EXERCISE REQUIREMENTS — Copy out all the lines exactly. Omit pictures.

COLLECTED MATERIAL —
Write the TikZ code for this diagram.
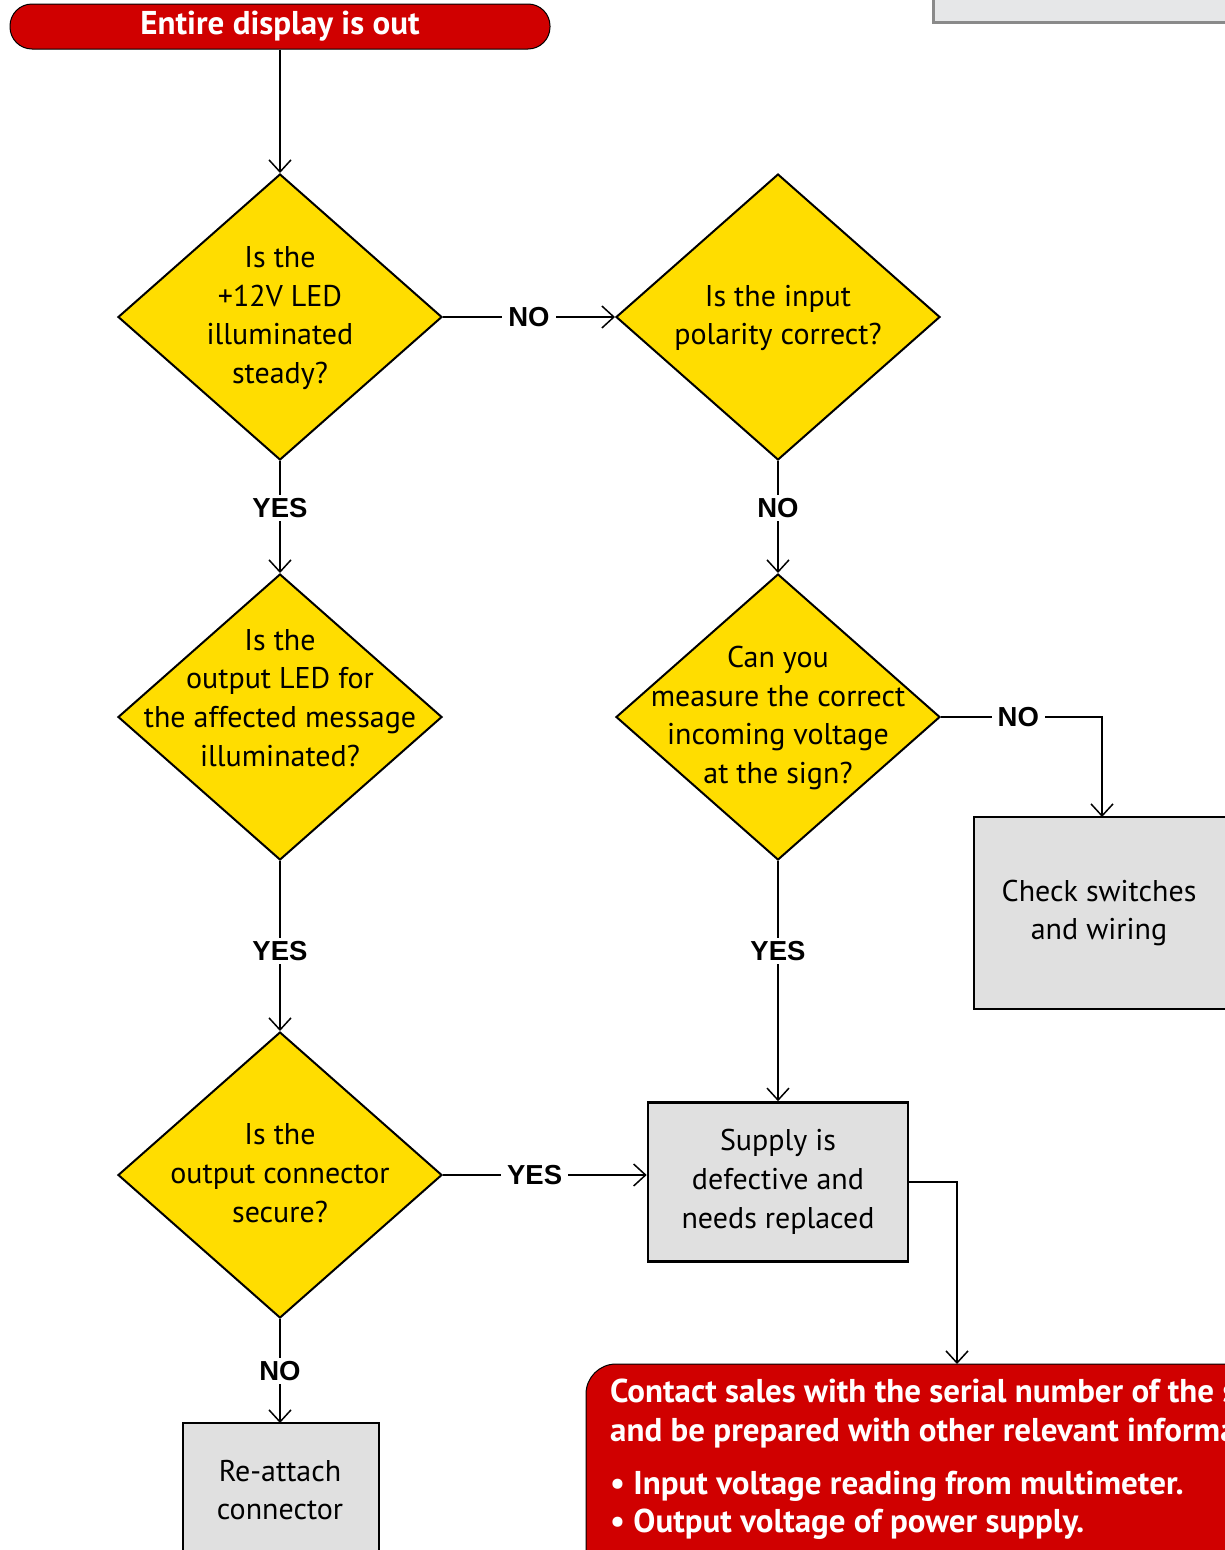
\documentclass[tikz,border=0pt]{standalone}
\usepackage{fontspec}
\setmainfont{PT Sans}
\newfontfamily\lblfont{Liberation Sans}
\usetikzlibrary{shapes.geometric,arrows.meta}
\definecolor{dyellow}{HTML}{FFDD00}
\definecolor{dred}{HTML}{D00000}
\definecolor{boxgray}{HTML}{E0E0E0}
\definecolor{topgray}{HTML}{E6E7E8}
\definecolor{bordergray}{HTML}{8A8A8A}
\tikzset{
  dia/.style={diamond, draw=black, line width=2pt, fill=dyellow, minimum width=324pt, minimum height=286pt, inner sep=0pt},
  dtext/.style={align=center, font=\fontsize{30}{38.7}\selectfont, inner sep=0pt},
  gbox/.style={draw=black, line width=2.6pt, fill=boxgray},
  btext/.style={align=center, font=\fontsize{30}{38.7}\selectfont, inner sep=0pt},
  arr/.style={line width=1.5pt, -{Straight Barb[length=12pt,width=22pt,line width=1.5pt]}},
  lbl/.style={fill=white, inner xsep=6pt, inner ysep=3pt, font=\lblfont\bfseries\fontsize{27.5}{30}\selectfont},
  redtxt/.style={text=white, font=\bfseries\fontsize{33}{38}\selectfont, inner sep=0pt, anchor=base west}
}
\begin{document}
\begin{tikzpicture}[x=1pt,y=-1pt]
\useasboundingbox (0,0) rectangle (1225,1550);
\clip (0,0) rectangle (1225,1550);
\fill[white] (0,0) rectangle (1225,1550);

% top-right partial box
\draw[fill=topgray, draw=bordergray, line width=3pt] (933,-30) rectangle (1260,22);

% start node
\node[draw=black, line width=1pt, fill=dred, rounded corners=22pt, minimum width=540pt, minimum height=45pt, inner sep=0pt,
      text=white, font=\bfseries\fontsize{33}{36}\selectfont] (start) at (280,26.5) {Entire display is out};

% diamonds
\node[dia] (d1) at (280,317) {};
\node[dtext] (d1t) at (280,318) {Is the\\+12V LED\\illuminated\\steady?};
\node[dia] (d2) at (778,317) {};
\node[dtext] (d2t) at (778,318) {Is the input\\polarity correct?};
\node[dia] (d3) at (280,717) {};
\node[dtext] (d3t) at (280,698) {Is the\\output LED for\\the affected message\\illuminated?};
\node[dia] (d4) at (778,717) {};
\node[dtext] (d4t) at (778,718) {Can you\\measure the correct\\incoming voltage\\at the sign?};
\node[dia] (d5) at (280,1175) {};
\node[dtext] (d5t) at (280,1173) {Is the\\output connector\\secure?};

% boxes
\draw[gbox] (974,817) rectangle (1260,1009);
\coordinate (chk) at (1102,817);
\node[btext] (chkt) at (1099,913) {Check switches\\and wiring};

\node[gbox, minimum width=260pt, minimum height=159pt, inner sep=0pt] (sup) at (778,1182) {};
\node[btext] (supt) at (778,1182) {Supply is\\defective and\\needs replaced};

\draw[gbox] (183,1423) rectangle (379,1600);
\coordinate (rea) at (280,1423);
\node[btext] (reat) at (280,1490) {Re-attach\\connector};

% red contact box
\draw[fill=dred, draw=black, line width=1pt, rounded corners=30pt] (586,1364) rectangle (1300,1640);
\coordinate (red) at (957,1364);
\node[redtxt] (r1) at (610,1402) {Contact sales with the serial number of the sign};
\node[redtxt] (r2) at (610,1441) {and be prepared with other relevant information:};
\node[redtxt] (r3) at (610,1494) {• Input voltage reading from multimeter.};
\node[redtxt] (r4) at (610,1532) {• Output voltage of power supply.};

% connectors
\draw[arr] (start.south) -- (d1.north);
\draw[arr] (d1.east) -- node[lbl] {NO} (d2.west);
\draw[arr] (d1.south) -- node[lbl, pos=0.42] {YES} (d3.north);
\draw[arr] (d2.south) -- node[lbl, pos=0.42] {NO} (d4.north);
\draw[arr] (d4.east) -- node[lbl, pos=0.48] {NO} (1102,717) -- (chk);
\draw[arr] (d3.south) -- node[lbl, pos=0.53] {YES} (d5.north);
\draw[arr] (d4.south) -- node[lbl, pos=0.375] {YES} (sup.north);
\draw[arr] (d5.east) -- node[lbl, pos=0.45] {YES} (d5.east -| sup.west);
\draw[arr] (d5.south) -- node[lbl] {NO} (rea);
\draw[arr] (sup.east) -- (957,1182) -- (red);
\end{tikzpicture}
\end{document}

TASK SOLUTION —
Write the TikZ code for this diagram.
\documentclass[tikz,border=0pt]{standalone}
\usepackage{fontspec}
\setmainfont{PT Sans}
\newfontfamily\lblfont{Liberation Sans}
\usetikzlibrary{shapes.geometric,arrows.meta}
\definecolor{dyellow}{HTML}{FFDD00}
\definecolor{dred}{HTML}{D00000}
\definecolor{boxgray}{HTML}{E0E0E0}
\definecolor{topgray}{HTML}{E6E7E8}
\definecolor{bordergray}{HTML}{8A8A8A}
\tikzset{
  dia/.style={diamond, draw=black, line width=2pt, fill=dyellow, minimum width=324pt, minimum height=286pt, inner sep=0pt},
  dtext/.style={align=center, font=\fontsize{30}{38.7}\selectfont, inner sep=0pt},
  gbox/.style={draw=black, line width=2.6pt, fill=boxgray},
  btext/.style={align=center, font=\fontsize{30}{38.7}\selectfont, inner sep=0pt},
  arr/.style={line width=1.5pt, -{Straight Barb[length=12pt,width=22pt,line width=1.5pt]}},
  lbl/.style={fill=white, inner xsep=6pt, inner ysep=3pt, font=\lblfont\bfseries\fontsize{27.5}{30}\selectfont},
  redtxt/.style={text=white, font=\bfseries\fontsize{33}{38}\selectfont, inner sep=0pt, anchor=base west}
}
\begin{document}
\begin{tikzpicture}[x=1pt,y=-1pt]
\useasboundingbox (0,0) rectangle (1225,1550);
\clip (0,0) rectangle (1225,1550);
\fill[white] (0,0) rectangle (1225,1550);

% top-right partial box
\draw[fill=topgray, draw=bordergray, line width=3pt] (933,-30) rectangle (1260,22);

% start node
\node[draw=black, line width=1pt, fill=dred, rounded corners=22pt, minimum width=540pt, minimum height=45pt, inner sep=0pt,
      text=white, font=\bfseries\fontsize{33}{36}\selectfont] (start) at (280,26.5) {Entire display is out};

% diamonds
\node[dia] (d1) at (280,317) {};
\node[dtext] (d1t) at (280,318) {Is the\\+12V LED\\illuminated\\steady?};
\node[dia] (d2) at (778,317) {};
\node[dtext] (d2t) at (778,318) {Is the input\\polarity correct?};
\node[dia] (d3) at (280,717) {};
\node[dtext] (d3t) at (280,698) {Is the\\output LED for\\the affected message\\illuminated?};
\node[dia] (d4) at (778,717) {};
\node[dtext] (d4t) at (778,718) {Can you\\measure the correct\\incoming voltage\\at the sign?};
\node[dia] (d5) at (280,1175) {};
\node[dtext] (d5t) at (280,1173) {Is the\\output connector\\secure?};

% boxes
\draw[gbox] (974,817) rectangle (1260,1009);
\coordinate (chk) at (1102,817);
\node[btext] (chkt) at (1099,913) {Check switches\\and wiring};

\node[gbox, minimum width=260pt, minimum height=159pt, inner sep=0pt] (sup) at (778,1182) {};
\node[btext] (supt) at (778,1182) {Supply is\\defective and\\needs replaced};

\draw[gbox] (183,1423) rectangle (379,1600);
\coordinate (rea) at (280,1423);
\node[btext] (reat) at (280,1490) {Re-attach\\connector};

% red contact box
\draw[fill=dred, draw=black, line width=1pt, rounded corners=30pt] (586,1364) rectangle (1300,1640);
\coordinate (red) at (957,1364);
\node[redtxt] (r1) at (610,1402) {Contact sales with the serial number of the sign};
\node[redtxt] (r2) at (610,1441) {and be prepared with other relevant information:};
\node[redtxt] (r3) at (610,1494) {• Input voltage reading from multimeter.};
\node[redtxt] (r4) at (610,1532) {• Output voltage of power supply.};

% connectors
\draw[arr] (start.south) -- (d1.north);
\draw[arr] (d1.east) -- node[lbl] {NO} (d2.west);
\draw[arr] (d1.south) -- node[lbl, pos=0.42] {YES} (d3.north);
\draw[arr] (d2.south) -- node[lbl, pos=0.42] {NO} (d4.north);
\draw[arr] (d4.east) -- node[lbl, pos=0.48] {NO} (1102,717) -- (chk);
\draw[arr] (d3.south) -- node[lbl, pos=0.53] {YES} (d5.north);
\draw[arr] (d4.south) -- node[lbl, pos=0.375] {YES} (sup.north);
\draw[arr] (d5.east) -- node[lbl, pos=0.45] {YES} (d5.east -| sup.west);
\draw[arr] (d5.south) -- node[lbl] {NO} (rea);
\draw[arr] (sup.east) -- (957,1182) -- (red);
\end{tikzpicture}
\end{document}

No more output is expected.